## WORK INSTRUCTIONS
The listing below should be printed exactly, every line of it. Skip the pictures.

## STORED DATA
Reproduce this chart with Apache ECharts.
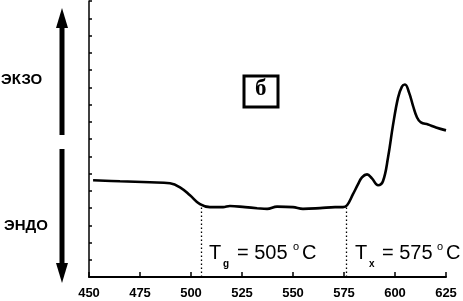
<!DOCTYPE html>
<html><head><meta charset="utf-8">
<script src="https://cdn.jsdelivr.net/npm/echarts@6/dist/echarts.min.js"></script>
<style>html,body{margin:0;padding:0;background:#fff}#c{width:463px;height:301px}</style>
</head><body><div id="c"></div>
<script>
// Temperature (°C) and DTA signal (arbitrary units)
const temperature = [452,465.2,479.9,489.7,494.6,499.5,504.4,509.3,515.7,519.1,526.5,532.4,537.3,542.2,550,554.9,563.2,570.6,574.5,576.5,579.4,581.9,583.8,586.3,588.7,591.7,594.1,596.6,599,601.5,603.4,604.9,606.9,608.8,610.8,612.7,616.2,620.1,625];
const signal = [5.61,5.55,5.49,5.43,5.2,4.74,4.22,4.05,4.05,4.12,4.05,3.99,3.95,4.08,4.05,3.95,3.99,4.05,4.05,4.16,4.8,5.38,5.78,5.95,5.72,5.32,5.55,6.94,8.79,10.4,11.04,11.16,10.69,9.94,9.25,8.96,8.84,8.67,8.5];
const xTicks = [450,475,500,525,550,575,600,625];
const markTemps = [505, 576];
const markLevels = [4.2, 4.15];

const chart = echarts.init(document.getElementById('c'));
const data = temperature.map((t,i)=>[t, signal[i]]);
const F = '"Liberation Sans", Arial, sans-serif';
chart.setOption({
  animation:false,
  grid:{left:89, right:17, top:1, bottom:24},
  xAxis:{type:'value', min:450, max:625, interval:25,
    axisLine:{lineStyle:{color:'#000', width:2}},
    axisTick:{inside:true, length:5, lineStyle:{color:'#000', width:1.5}},
    axisLabel:{color:'#000', fontWeight:'bold', fontSize:13, fontFamily:F, margin:10,
      formatter:v=> xTicks.includes(v)? String(v):''},
    splitLine:{show:false}},
  yAxis:{type:'value', min:0, max:16, interval:1,
    axisLine:{show:true, lineStyle:{color:'#000', width:1.5}},
    axisTick:{show:true, inside:true, length:3, lineStyle:{color:'#000', width:1.5}},
    axisLabel:{show:false}, splitLine:{show:false}},
  series:[{type:'line', data:data, smooth:0.4, symbol:'none',
    lineStyle:{color:'#000', width:2.6},
    markLine:{silent:true, symbol:'none', label:{show:false},
      lineStyle:{color:'#000', type:[1.5,2.5], width:1.3},
      data: markTemps.map((t,i)=>[{coord:[t,0]},{coord:[t,markLevels[i]]}])}
  }],
  graphic:[
    // left arrows
    {type:'line', shape:{x1:62,y1:22,x2:62,y2:135}, style:{stroke:'#000', lineWidth:5}},
    {type:'polygon', shape:{points:[[56,28],[62,8],[68,28]]}, style:{fill:'#000'}},
    {type:'line', shape:{x1:62,y1:149,x2:62,y2:268}, style:{stroke:'#000', lineWidth:5}},
    {type:'polygon', shape:{points:[[56,263],[62,283],[68,263]]}, style:{fill:'#000'}},
    {type:'text', left:1, top:72, style:{text:'ЭКЗО', font:'bold 15px '+F, fill:'#000'}},
    {type:'text', left:4, top:218, style:{text:'ЭНДО', font:'bold 15px '+F, fill:'#000'}},
    // panel label box
    {type:'rect', shape:{x:244,y:76,width:34,height:31}, style:{fill:'#fff', stroke:'#000', lineWidth:3}},
    {type:'text', left:255, top:78, style:{text:'б', font:'bold 23px "Liberation Serif", "DejaVu Serif", serif', fill:'#000'}},
    // Tg annotation
    {type:'text', left:209, top:243, style:{text:'T', font:'20px '+F, fill:'#000'}},
    {type:'text', left:223, top:259, style:{text:'g', font:'bold 10px '+F, fill:'#000'}},
    {type:'text', left:237, top:243, style:{text:'= 505', font:'20px '+F, fill:'#000'}},
    {type:'text', left:293, top:241, style:{text:'o', font:'11px '+F, fill:'#000'}},
    {type:'text', left:302, top:243, style:{text:'C', font:'20px '+F, fill:'#000'}},
    // Tx annotation
    {type:'text', left:355, top:243, style:{text:'T', font:'20px '+F, fill:'#000'}},
    {type:'text', left:369, top:259, style:{text:'x', font:'bold 10px '+F, fill:'#000'}},
    {type:'text', left:382, top:243, style:{text:'= 575', font:'20px '+F, fill:'#000'}},
    {type:'text', left:437, top:241, style:{text:'o', font:'11px '+F, fill:'#000'}},
    {type:'text', left:446, top:243, style:{text:'C', font:'20px '+F, fill:'#000'}}
  ]
});
</script></body></html>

## TASK RESPONSE
Reproduce this chart with Apache ECharts.
<!DOCTYPE html>
<html><head><meta charset="utf-8">
<script src="https://cdn.jsdelivr.net/npm/echarts@6/dist/echarts.min.js"></script>
<style>html,body{margin:0;padding:0;background:#fff}#c{width:463px;height:301px}</style>
</head><body><div id="c"></div>
<script>
// Temperature (°C) and DTA signal (arbitrary units)
const temperature = [452,465.2,479.9,489.7,494.6,499.5,504.4,509.3,515.7,519.1,526.5,532.4,537.3,542.2,550,554.9,563.2,570.6,574.5,576.5,579.4,581.9,583.8,586.3,588.7,591.7,594.1,596.6,599,601.5,603.4,604.9,606.9,608.8,610.8,612.7,616.2,620.1,625];
const signal = [5.61,5.55,5.49,5.43,5.2,4.74,4.22,4.05,4.05,4.12,4.05,3.99,3.95,4.08,4.05,3.95,3.99,4.05,4.05,4.16,4.8,5.38,5.78,5.95,5.72,5.32,5.55,6.94,8.79,10.4,11.04,11.16,10.69,9.94,9.25,8.96,8.84,8.67,8.5];
const xTicks = [450,475,500,525,550,575,600,625];
const markTemps = [505, 576];
const markLevels = [4.2, 4.15];

const chart = echarts.init(document.getElementById('c'));
const data = temperature.map((t,i)=>[t, signal[i]]);
const F = '"Liberation Sans", Arial, sans-serif';
chart.setOption({
  animation:false,
  grid:{left:89, right:17, top:1, bottom:24},
  xAxis:{type:'value', min:450, max:625, interval:25,
    axisLine:{lineStyle:{color:'#000', width:2}},
    axisTick:{inside:true, length:5, lineStyle:{color:'#000', width:1.5}},
    axisLabel:{color:'#000', fontWeight:'bold', fontSize:13, fontFamily:F, margin:10,
      formatter:v=> xTicks.includes(v)? String(v):''},
    splitLine:{show:false}},
  yAxis:{type:'value', min:0, max:16, interval:1,
    axisLine:{show:true, lineStyle:{color:'#000', width:1.5}},
    axisTick:{show:true, inside:true, length:3, lineStyle:{color:'#000', width:1.5}},
    axisLabel:{show:false}, splitLine:{show:false}},
  series:[{type:'line', data:data, smooth:0.4, symbol:'none',
    lineStyle:{color:'#000', width:2.6},
    markLine:{silent:true, symbol:'none', label:{show:false},
      lineStyle:{color:'#000', type:[1.5,2.5], width:1.3},
      data: markTemps.map((t,i)=>[{coord:[t,0]},{coord:[t,markLevels[i]]}])}
  }],
  graphic:[
    // left arrows
    {type:'line', shape:{x1:62,y1:22,x2:62,y2:135}, style:{stroke:'#000', lineWidth:5}},
    {type:'polygon', shape:{points:[[56,28],[62,8],[68,28]]}, style:{fill:'#000'}},
    {type:'line', shape:{x1:62,y1:149,x2:62,y2:268}, style:{stroke:'#000', lineWidth:5}},
    {type:'polygon', shape:{points:[[56,263],[62,283],[68,263]]}, style:{fill:'#000'}},
    {type:'text', left:1, top:72, style:{text:'ЭКЗО', font:'bold 15px '+F, fill:'#000'}},
    {type:'text', left:4, top:218, style:{text:'ЭНДО', font:'bold 15px '+F, fill:'#000'}},
    // panel label box
    {type:'rect', shape:{x:244,y:76,width:34,height:31}, style:{fill:'#fff', stroke:'#000', lineWidth:3}},
    {type:'text', left:255, top:78, style:{text:'б', font:'bold 23px "Liberation Serif", "DejaVu Serif", serif', fill:'#000'}},
    // Tg annotation
    {type:'text', left:209, top:243, style:{text:'T', font:'20px '+F, fill:'#000'}},
    {type:'text', left:223, top:259, style:{text:'g', font:'bold 10px '+F, fill:'#000'}},
    {type:'text', left:237, top:243, style:{text:'= 505', font:'20px '+F, fill:'#000'}},
    {type:'text', left:293, top:241, style:{text:'o', font:'11px '+F, fill:'#000'}},
    {type:'text', left:302, top:243, style:{text:'C', font:'20px '+F, fill:'#000'}},
    // Tx annotation
    {type:'text', left:355, top:243, style:{text:'T', font:'20px '+F, fill:'#000'}},
    {type:'text', left:369, top:259, style:{text:'x', font:'bold 10px '+F, fill:'#000'}},
    {type:'text', left:382, top:243, style:{text:'= 575', font:'20px '+F, fill:'#000'}},
    {type:'text', left:437, top:241, style:{text:'o', font:'11px '+F, fill:'#000'}},
    {type:'text', left:446, top:243, style:{text:'C', font:'20px '+F, fill:'#000'}}
  ]
});
</script></body></html>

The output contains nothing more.